>> start

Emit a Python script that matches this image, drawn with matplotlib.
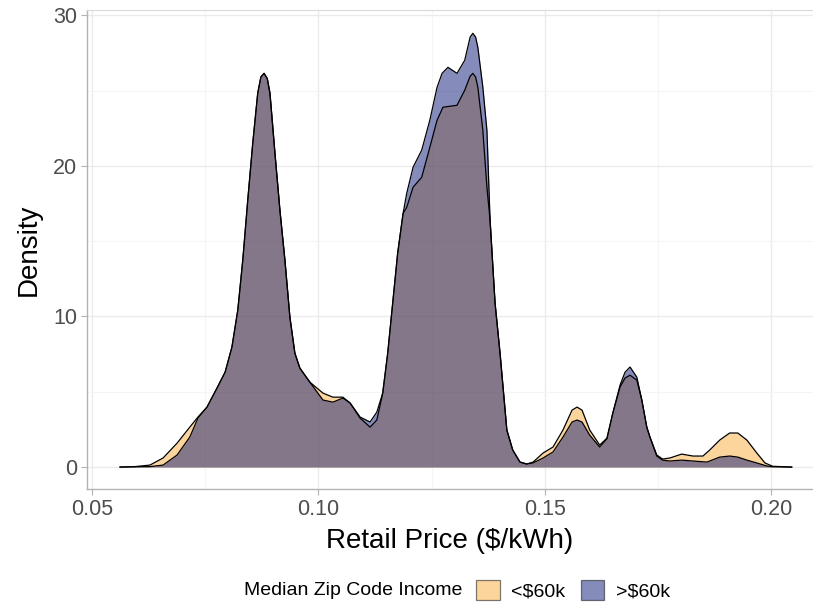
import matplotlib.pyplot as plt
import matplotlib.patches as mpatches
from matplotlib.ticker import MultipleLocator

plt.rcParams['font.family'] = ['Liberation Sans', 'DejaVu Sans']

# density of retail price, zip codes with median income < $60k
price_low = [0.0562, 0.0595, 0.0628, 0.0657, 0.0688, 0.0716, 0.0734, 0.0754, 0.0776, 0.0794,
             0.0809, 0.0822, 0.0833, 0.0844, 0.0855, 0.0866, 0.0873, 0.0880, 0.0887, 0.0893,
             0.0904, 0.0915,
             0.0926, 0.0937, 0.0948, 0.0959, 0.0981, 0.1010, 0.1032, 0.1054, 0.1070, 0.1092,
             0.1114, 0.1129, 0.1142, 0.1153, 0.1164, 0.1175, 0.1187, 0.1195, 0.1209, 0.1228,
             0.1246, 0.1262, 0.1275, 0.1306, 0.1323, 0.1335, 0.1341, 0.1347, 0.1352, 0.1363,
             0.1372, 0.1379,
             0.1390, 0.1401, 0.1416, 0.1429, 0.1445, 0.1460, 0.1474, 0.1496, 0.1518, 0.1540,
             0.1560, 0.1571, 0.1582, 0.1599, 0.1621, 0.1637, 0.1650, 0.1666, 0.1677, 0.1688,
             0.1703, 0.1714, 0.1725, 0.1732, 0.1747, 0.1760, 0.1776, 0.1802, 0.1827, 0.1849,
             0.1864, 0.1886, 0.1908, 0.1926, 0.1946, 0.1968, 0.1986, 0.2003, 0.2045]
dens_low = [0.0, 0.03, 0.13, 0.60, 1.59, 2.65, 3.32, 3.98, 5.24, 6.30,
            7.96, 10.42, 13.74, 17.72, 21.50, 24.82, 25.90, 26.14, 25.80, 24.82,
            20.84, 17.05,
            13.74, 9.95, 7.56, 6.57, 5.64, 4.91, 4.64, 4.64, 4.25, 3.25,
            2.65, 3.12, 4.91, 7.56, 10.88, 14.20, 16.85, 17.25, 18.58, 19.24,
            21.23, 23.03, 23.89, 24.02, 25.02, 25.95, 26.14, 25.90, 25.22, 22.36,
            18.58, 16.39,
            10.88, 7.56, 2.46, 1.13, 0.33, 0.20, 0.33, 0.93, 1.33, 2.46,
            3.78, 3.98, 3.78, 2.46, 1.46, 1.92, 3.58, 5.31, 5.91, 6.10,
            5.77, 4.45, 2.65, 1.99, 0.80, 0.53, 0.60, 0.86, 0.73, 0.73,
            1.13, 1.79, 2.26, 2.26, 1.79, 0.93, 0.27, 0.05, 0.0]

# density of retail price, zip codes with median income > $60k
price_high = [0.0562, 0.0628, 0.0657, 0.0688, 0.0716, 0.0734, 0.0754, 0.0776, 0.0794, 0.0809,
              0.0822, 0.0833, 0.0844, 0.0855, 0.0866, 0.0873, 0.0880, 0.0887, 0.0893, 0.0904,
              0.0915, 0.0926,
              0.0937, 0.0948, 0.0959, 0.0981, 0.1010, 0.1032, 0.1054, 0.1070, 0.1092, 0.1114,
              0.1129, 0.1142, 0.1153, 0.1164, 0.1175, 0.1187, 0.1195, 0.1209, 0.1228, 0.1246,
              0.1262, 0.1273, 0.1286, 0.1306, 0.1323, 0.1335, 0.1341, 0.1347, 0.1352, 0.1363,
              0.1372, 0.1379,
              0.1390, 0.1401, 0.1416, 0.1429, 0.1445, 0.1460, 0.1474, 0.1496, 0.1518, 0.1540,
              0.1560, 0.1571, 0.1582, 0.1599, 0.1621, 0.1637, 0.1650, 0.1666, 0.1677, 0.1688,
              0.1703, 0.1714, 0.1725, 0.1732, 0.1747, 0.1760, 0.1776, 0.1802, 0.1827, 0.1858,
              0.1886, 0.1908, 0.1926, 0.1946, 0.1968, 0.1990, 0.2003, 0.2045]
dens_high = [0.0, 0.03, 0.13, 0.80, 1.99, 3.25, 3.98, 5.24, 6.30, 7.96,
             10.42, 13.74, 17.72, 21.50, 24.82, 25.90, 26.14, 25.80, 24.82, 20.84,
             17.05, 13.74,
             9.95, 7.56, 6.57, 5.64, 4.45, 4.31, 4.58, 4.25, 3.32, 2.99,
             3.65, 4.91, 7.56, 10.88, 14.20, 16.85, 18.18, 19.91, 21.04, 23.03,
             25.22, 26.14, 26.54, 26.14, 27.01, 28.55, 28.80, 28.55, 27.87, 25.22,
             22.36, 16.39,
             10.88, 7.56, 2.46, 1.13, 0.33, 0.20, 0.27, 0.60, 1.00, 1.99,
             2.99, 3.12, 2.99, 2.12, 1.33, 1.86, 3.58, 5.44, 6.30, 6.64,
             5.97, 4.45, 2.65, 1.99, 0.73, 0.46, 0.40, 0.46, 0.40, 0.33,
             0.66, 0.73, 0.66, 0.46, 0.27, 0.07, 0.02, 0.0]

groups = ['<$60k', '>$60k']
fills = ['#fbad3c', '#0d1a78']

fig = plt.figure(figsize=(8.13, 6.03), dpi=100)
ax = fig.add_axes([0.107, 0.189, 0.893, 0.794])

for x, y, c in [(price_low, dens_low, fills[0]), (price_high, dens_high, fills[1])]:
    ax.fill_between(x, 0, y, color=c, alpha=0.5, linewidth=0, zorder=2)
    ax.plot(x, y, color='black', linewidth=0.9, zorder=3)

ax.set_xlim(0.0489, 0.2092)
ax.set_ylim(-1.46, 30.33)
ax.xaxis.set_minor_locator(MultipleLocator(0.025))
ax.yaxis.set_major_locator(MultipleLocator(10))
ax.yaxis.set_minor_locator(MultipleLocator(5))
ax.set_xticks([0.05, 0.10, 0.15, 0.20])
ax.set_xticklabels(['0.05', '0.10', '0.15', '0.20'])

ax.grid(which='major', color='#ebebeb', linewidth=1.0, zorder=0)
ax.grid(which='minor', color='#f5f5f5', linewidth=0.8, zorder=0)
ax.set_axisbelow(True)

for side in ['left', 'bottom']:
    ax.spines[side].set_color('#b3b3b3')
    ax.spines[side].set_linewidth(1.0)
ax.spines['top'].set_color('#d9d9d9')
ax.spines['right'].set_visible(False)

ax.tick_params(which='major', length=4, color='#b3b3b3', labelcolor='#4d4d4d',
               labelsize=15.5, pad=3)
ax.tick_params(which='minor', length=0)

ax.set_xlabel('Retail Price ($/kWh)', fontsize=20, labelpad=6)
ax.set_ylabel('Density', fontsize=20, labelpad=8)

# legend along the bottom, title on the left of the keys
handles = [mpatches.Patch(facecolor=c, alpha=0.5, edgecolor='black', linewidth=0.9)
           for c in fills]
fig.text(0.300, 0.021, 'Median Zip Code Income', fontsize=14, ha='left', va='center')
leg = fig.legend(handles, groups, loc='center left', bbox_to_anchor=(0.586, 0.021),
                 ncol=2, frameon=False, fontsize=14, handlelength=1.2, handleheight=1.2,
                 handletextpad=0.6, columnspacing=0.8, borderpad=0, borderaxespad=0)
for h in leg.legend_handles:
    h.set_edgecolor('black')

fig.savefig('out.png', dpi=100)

>> end

## Task prompt:
Omit every picture, then reproduce the rest of the listing exactly.

## Output for this exercise:
Emit a Python script that matches this image, drawn with matplotlib.
import matplotlib.pyplot as plt
import matplotlib.patches as mpatches
from matplotlib.ticker import MultipleLocator

plt.rcParams['font.family'] = ['Liberation Sans', 'DejaVu Sans']

# density of retail price, zip codes with median income < $60k
price_low = [0.0562, 0.0595, 0.0628, 0.0657, 0.0688, 0.0716, 0.0734, 0.0754, 0.0776, 0.0794,
             0.0809, 0.0822, 0.0833, 0.0844, 0.0855, 0.0866, 0.0873, 0.0880, 0.0887, 0.0893,
             0.0904, 0.0915,
             0.0926, 0.0937, 0.0948, 0.0959, 0.0981, 0.1010, 0.1032, 0.1054, 0.1070, 0.1092,
             0.1114, 0.1129, 0.1142, 0.1153, 0.1164, 0.1175, 0.1187, 0.1195, 0.1209, 0.1228,
             0.1246, 0.1262, 0.1275, 0.1306, 0.1323, 0.1335, 0.1341, 0.1347, 0.1352, 0.1363,
             0.1372, 0.1379,
             0.1390, 0.1401, 0.1416, 0.1429, 0.1445, 0.1460, 0.1474, 0.1496, 0.1518, 0.1540,
             0.1560, 0.1571, 0.1582, 0.1599, 0.1621, 0.1637, 0.1650, 0.1666, 0.1677, 0.1688,
             0.1703, 0.1714, 0.1725, 0.1732, 0.1747, 0.1760, 0.1776, 0.1802, 0.1827, 0.1849,
             0.1864, 0.1886, 0.1908, 0.1926, 0.1946, 0.1968, 0.1986, 0.2003, 0.2045]
dens_low = [0.0, 0.03, 0.13, 0.60, 1.59, 2.65, 3.32, 3.98, 5.24, 6.30,
            7.96, 10.42, 13.74, 17.72, 21.50, 24.82, 25.90, 26.14, 25.80, 24.82,
            20.84, 17.05,
            13.74, 9.95, 7.56, 6.57, 5.64, 4.91, 4.64, 4.64, 4.25, 3.25,
            2.65, 3.12, 4.91, 7.56, 10.88, 14.20, 16.85, 17.25, 18.58, 19.24,
            21.23, 23.03, 23.89, 24.02, 25.02, 25.95, 26.14, 25.90, 25.22, 22.36,
            18.58, 16.39,
            10.88, 7.56, 2.46, 1.13, 0.33, 0.20, 0.33, 0.93, 1.33, 2.46,
            3.78, 3.98, 3.78, 2.46, 1.46, 1.92, 3.58, 5.31, 5.91, 6.10,
            5.77, 4.45, 2.65, 1.99, 0.80, 0.53, 0.60, 0.86, 0.73, 0.73,
            1.13, 1.79, 2.26, 2.26, 1.79, 0.93, 0.27, 0.05, 0.0]

# density of retail price, zip codes with median income > $60k
price_high = [0.0562, 0.0628, 0.0657, 0.0688, 0.0716, 0.0734, 0.0754, 0.0776, 0.0794, 0.0809,
              0.0822, 0.0833, 0.0844, 0.0855, 0.0866, 0.0873, 0.0880, 0.0887, 0.0893, 0.0904,
              0.0915, 0.0926,
              0.0937, 0.0948, 0.0959, 0.0981, 0.1010, 0.1032, 0.1054, 0.1070, 0.1092, 0.1114,
              0.1129, 0.1142, 0.1153, 0.1164, 0.1175, 0.1187, 0.1195, 0.1209, 0.1228, 0.1246,
              0.1262, 0.1273, 0.1286, 0.1306, 0.1323, 0.1335, 0.1341, 0.1347, 0.1352, 0.1363,
              0.1372, 0.1379,
              0.1390, 0.1401, 0.1416, 0.1429, 0.1445, 0.1460, 0.1474, 0.1496, 0.1518, 0.1540,
              0.1560, 0.1571, 0.1582, 0.1599, 0.1621, 0.1637, 0.1650, 0.1666, 0.1677, 0.1688,
              0.1703, 0.1714, 0.1725, 0.1732, 0.1747, 0.1760, 0.1776, 0.1802, 0.1827, 0.1858,
              0.1886, 0.1908, 0.1926, 0.1946, 0.1968, 0.1990, 0.2003, 0.2045]
dens_high = [0.0, 0.03, 0.13, 0.80, 1.99, 3.25, 3.98, 5.24, 6.30, 7.96,
             10.42, 13.74, 17.72, 21.50, 24.82, 25.90, 26.14, 25.80, 24.82, 20.84,
             17.05, 13.74,
             9.95, 7.56, 6.57, 5.64, 4.45, 4.31, 4.58, 4.25, 3.32, 2.99,
             3.65, 4.91, 7.56, 10.88, 14.20, 16.85, 18.18, 19.91, 21.04, 23.03,
             25.22, 26.14, 26.54, 26.14, 27.01, 28.55, 28.80, 28.55, 27.87, 25.22,
             22.36, 16.39,
             10.88, 7.56, 2.46, 1.13, 0.33, 0.20, 0.27, 0.60, 1.00, 1.99,
             2.99, 3.12, 2.99, 2.12, 1.33, 1.86, 3.58, 5.44, 6.30, 6.64,
             5.97, 4.45, 2.65, 1.99, 0.73, 0.46, 0.40, 0.46, 0.40, 0.33,
             0.66, 0.73, 0.66, 0.46, 0.27, 0.07, 0.02, 0.0]

groups = ['<$60k', '>$60k']
fills = ['#fbad3c', '#0d1a78']

fig = plt.figure(figsize=(8.13, 6.03), dpi=100)
ax = fig.add_axes([0.107, 0.189, 0.893, 0.794])

for x, y, c in [(price_low, dens_low, fills[0]), (price_high, dens_high, fills[1])]:
    ax.fill_between(x, 0, y, color=c, alpha=0.5, linewidth=0, zorder=2)
    ax.plot(x, y, color='black', linewidth=0.9, zorder=3)

ax.set_xlim(0.0489, 0.2092)
ax.set_ylim(-1.46, 30.33)
ax.xaxis.set_minor_locator(MultipleLocator(0.025))
ax.yaxis.set_major_locator(MultipleLocator(10))
ax.yaxis.set_minor_locator(MultipleLocator(5))
ax.set_xticks([0.05, 0.10, 0.15, 0.20])
ax.set_xticklabels(['0.05', '0.10', '0.15', '0.20'])

ax.grid(which='major', color='#ebebeb', linewidth=1.0, zorder=0)
ax.grid(which='minor', color='#f5f5f5', linewidth=0.8, zorder=0)
ax.set_axisbelow(True)

for side in ['left', 'bottom']:
    ax.spines[side].set_color('#b3b3b3')
    ax.spines[side].set_linewidth(1.0)
ax.spines['top'].set_color('#d9d9d9')
ax.spines['right'].set_visible(False)

ax.tick_params(which='major', length=4, color='#b3b3b3', labelcolor='#4d4d4d',
               labelsize=15.5, pad=3)
ax.tick_params(which='minor', length=0)

ax.set_xlabel('Retail Price ($/kWh)', fontsize=20, labelpad=6)
ax.set_ylabel('Density', fontsize=20, labelpad=8)

# legend along the bottom, title on the left of the keys
handles = [mpatches.Patch(facecolor=c, alpha=0.5, edgecolor='black', linewidth=0.9)
           for c in fills]
fig.text(0.300, 0.021, 'Median Zip Code Income', fontsize=14, ha='left', va='center')
leg = fig.legend(handles, groups, loc='center left', bbox_to_anchor=(0.586, 0.021),
                 ncol=2, frameon=False, fontsize=14, handlelength=1.2, handleheight=1.2,
                 handletextpad=0.6, columnspacing=0.8, borderpad=0, borderaxespad=0)
for h in leg.legend_handles:
    h.set_edgecolor('black')

fig.savefig('out.png', dpi=100)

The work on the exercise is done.